:: Exercise details ::
Find every line in the records below that holds the word "with", and copy each one.

### Materials provided ###

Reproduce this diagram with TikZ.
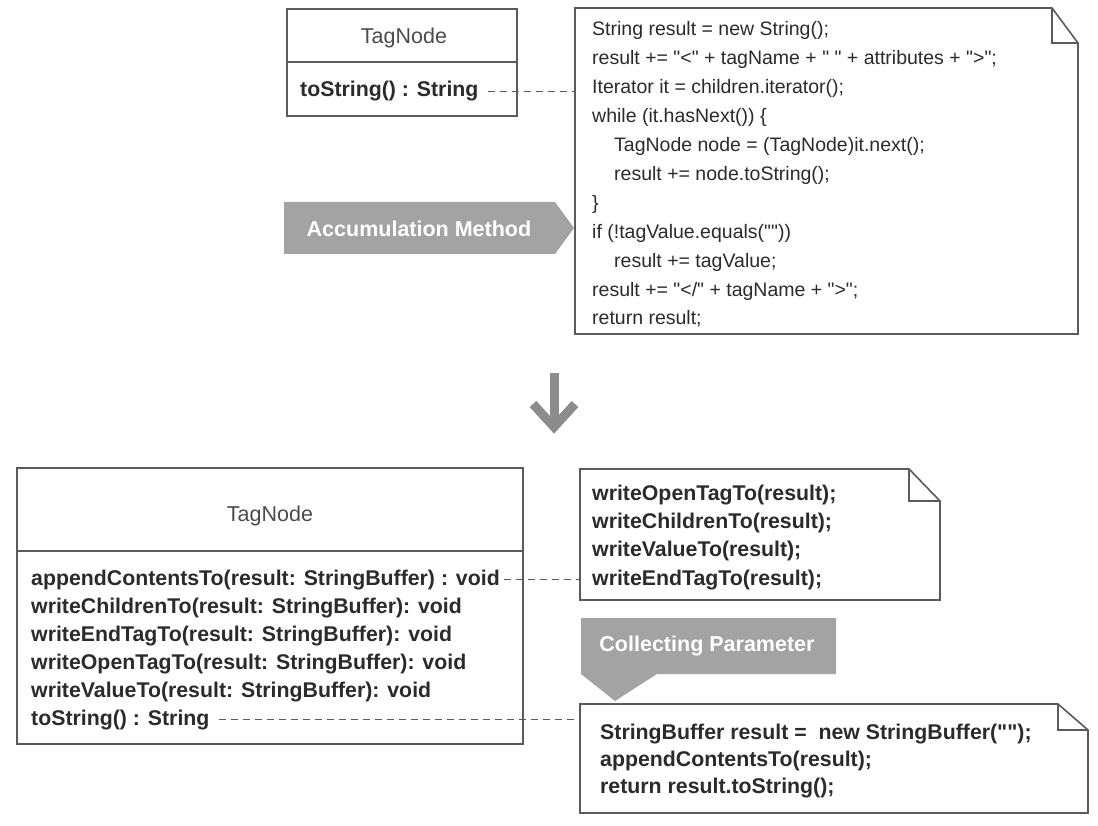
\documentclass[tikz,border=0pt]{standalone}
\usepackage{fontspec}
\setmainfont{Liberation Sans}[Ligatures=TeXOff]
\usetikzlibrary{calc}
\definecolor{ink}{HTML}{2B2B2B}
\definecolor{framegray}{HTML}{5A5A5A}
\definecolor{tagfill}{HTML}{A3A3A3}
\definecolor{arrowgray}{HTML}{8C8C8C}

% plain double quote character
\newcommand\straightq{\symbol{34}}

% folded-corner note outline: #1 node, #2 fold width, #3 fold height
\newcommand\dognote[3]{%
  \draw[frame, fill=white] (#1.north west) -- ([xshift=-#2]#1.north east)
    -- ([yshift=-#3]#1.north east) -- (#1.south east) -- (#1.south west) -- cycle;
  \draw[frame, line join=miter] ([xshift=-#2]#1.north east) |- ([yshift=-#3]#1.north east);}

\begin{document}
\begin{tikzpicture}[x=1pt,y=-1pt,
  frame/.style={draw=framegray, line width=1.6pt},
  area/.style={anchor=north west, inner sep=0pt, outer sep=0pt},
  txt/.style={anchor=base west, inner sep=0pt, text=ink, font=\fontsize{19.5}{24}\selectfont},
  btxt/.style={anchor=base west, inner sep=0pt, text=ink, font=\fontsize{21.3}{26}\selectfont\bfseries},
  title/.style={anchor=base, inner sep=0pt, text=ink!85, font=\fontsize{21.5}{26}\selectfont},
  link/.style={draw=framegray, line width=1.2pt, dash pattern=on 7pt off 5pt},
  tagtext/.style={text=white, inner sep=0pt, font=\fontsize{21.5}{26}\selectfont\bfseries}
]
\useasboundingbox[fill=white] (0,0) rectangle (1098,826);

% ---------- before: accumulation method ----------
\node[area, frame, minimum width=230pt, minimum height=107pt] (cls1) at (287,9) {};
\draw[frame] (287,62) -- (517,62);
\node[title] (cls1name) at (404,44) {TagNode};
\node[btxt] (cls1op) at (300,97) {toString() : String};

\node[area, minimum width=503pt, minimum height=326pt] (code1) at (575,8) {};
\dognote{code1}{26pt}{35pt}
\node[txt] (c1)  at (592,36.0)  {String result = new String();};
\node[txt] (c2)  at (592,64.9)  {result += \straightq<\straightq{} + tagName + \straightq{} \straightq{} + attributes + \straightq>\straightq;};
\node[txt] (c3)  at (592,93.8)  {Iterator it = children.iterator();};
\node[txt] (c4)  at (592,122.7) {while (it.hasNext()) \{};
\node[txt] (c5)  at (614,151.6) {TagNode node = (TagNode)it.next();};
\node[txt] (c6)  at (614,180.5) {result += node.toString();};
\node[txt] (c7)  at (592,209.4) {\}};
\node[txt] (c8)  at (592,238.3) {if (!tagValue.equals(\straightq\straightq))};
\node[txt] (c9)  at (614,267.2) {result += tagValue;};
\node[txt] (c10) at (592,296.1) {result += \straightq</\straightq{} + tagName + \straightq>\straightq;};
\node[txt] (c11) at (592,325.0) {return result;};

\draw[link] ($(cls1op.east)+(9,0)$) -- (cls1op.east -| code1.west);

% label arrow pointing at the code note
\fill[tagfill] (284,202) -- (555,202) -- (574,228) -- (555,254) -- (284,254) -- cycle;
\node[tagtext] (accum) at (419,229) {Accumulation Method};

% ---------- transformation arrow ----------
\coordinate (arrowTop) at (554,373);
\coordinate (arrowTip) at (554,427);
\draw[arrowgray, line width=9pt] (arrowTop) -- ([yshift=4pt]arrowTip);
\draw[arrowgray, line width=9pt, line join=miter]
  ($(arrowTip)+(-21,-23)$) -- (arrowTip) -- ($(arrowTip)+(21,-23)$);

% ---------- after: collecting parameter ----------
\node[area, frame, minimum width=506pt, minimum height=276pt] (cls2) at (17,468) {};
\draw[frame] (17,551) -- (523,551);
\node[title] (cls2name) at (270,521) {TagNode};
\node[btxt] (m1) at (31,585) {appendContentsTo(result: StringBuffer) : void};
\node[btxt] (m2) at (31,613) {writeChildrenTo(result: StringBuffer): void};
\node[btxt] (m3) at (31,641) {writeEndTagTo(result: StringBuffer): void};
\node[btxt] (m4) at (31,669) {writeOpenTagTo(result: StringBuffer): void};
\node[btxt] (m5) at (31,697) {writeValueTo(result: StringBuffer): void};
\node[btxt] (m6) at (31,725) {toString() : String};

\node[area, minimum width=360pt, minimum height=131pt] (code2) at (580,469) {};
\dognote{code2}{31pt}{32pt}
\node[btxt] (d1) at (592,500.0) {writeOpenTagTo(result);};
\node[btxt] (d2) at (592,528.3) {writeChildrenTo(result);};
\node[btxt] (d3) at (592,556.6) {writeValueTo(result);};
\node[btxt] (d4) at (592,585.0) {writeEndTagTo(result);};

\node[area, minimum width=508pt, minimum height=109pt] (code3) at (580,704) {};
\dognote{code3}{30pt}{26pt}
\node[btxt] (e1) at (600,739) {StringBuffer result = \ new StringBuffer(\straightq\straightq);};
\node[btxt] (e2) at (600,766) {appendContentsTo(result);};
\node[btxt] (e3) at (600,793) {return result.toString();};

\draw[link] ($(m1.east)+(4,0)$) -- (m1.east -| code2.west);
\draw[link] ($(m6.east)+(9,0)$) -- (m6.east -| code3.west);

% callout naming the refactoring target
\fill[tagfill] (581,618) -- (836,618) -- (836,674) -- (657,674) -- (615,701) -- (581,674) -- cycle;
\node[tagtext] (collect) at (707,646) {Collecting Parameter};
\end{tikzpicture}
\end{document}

###
### Materials provided ###

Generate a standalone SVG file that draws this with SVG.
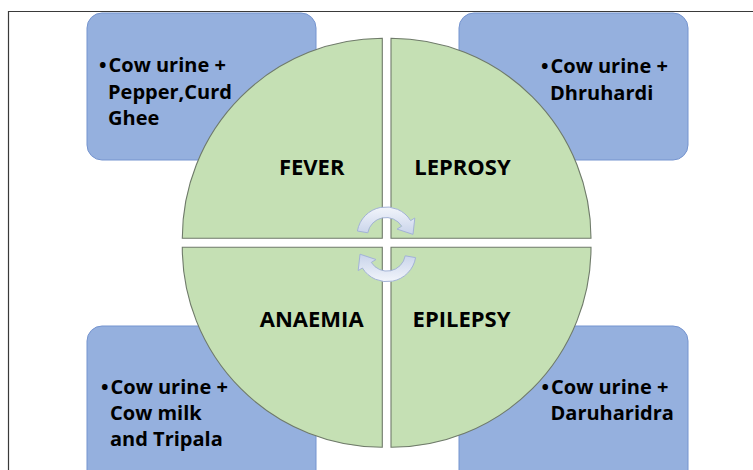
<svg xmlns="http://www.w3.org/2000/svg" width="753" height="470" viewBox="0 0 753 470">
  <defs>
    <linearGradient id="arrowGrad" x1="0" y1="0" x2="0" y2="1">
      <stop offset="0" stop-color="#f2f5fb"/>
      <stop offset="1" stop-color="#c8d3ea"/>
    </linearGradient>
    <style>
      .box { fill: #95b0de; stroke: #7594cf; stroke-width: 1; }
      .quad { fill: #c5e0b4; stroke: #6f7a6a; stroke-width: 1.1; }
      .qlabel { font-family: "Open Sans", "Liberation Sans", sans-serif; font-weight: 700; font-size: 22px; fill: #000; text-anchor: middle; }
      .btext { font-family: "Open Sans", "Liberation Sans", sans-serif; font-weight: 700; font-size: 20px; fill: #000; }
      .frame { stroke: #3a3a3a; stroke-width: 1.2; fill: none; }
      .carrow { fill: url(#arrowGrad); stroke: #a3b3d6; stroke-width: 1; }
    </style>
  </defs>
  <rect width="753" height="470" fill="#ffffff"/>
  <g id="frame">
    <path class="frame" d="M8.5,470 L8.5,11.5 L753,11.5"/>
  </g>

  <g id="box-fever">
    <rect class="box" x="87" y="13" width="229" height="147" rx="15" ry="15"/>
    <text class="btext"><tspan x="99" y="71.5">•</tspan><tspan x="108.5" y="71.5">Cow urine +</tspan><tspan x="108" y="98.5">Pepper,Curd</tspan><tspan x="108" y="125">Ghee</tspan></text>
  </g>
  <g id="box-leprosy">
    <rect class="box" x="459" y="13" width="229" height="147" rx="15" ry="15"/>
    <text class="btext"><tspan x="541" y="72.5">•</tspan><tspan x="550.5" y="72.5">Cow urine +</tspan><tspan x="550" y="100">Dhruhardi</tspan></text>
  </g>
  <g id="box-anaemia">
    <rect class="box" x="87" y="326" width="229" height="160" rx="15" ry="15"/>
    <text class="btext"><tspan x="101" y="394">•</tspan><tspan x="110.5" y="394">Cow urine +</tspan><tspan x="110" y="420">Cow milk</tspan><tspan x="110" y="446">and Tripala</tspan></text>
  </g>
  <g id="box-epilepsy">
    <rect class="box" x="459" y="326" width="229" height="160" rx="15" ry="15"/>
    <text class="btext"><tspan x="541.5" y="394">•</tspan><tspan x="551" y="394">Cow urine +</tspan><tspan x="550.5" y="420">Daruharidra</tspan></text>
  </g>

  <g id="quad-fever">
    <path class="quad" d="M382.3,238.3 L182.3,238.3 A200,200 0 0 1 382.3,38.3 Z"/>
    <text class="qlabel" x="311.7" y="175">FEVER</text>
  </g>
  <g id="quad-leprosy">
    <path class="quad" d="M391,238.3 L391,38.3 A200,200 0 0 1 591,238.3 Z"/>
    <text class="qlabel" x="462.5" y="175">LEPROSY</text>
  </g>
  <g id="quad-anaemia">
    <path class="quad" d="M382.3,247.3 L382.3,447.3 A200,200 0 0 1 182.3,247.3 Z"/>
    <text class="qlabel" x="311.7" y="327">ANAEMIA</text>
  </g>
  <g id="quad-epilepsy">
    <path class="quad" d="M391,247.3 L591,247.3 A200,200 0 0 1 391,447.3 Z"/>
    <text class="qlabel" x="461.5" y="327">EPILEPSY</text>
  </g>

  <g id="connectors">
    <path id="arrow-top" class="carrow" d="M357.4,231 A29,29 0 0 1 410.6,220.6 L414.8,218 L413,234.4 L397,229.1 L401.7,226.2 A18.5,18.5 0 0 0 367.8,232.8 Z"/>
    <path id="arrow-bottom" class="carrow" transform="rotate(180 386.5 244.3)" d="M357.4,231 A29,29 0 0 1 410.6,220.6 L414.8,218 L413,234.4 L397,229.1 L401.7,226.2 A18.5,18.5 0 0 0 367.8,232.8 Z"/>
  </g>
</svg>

###

:: Solved exercise ::
Reproduce this diagram with TikZ.
Generate a standalone SVG file that draws this with SVG.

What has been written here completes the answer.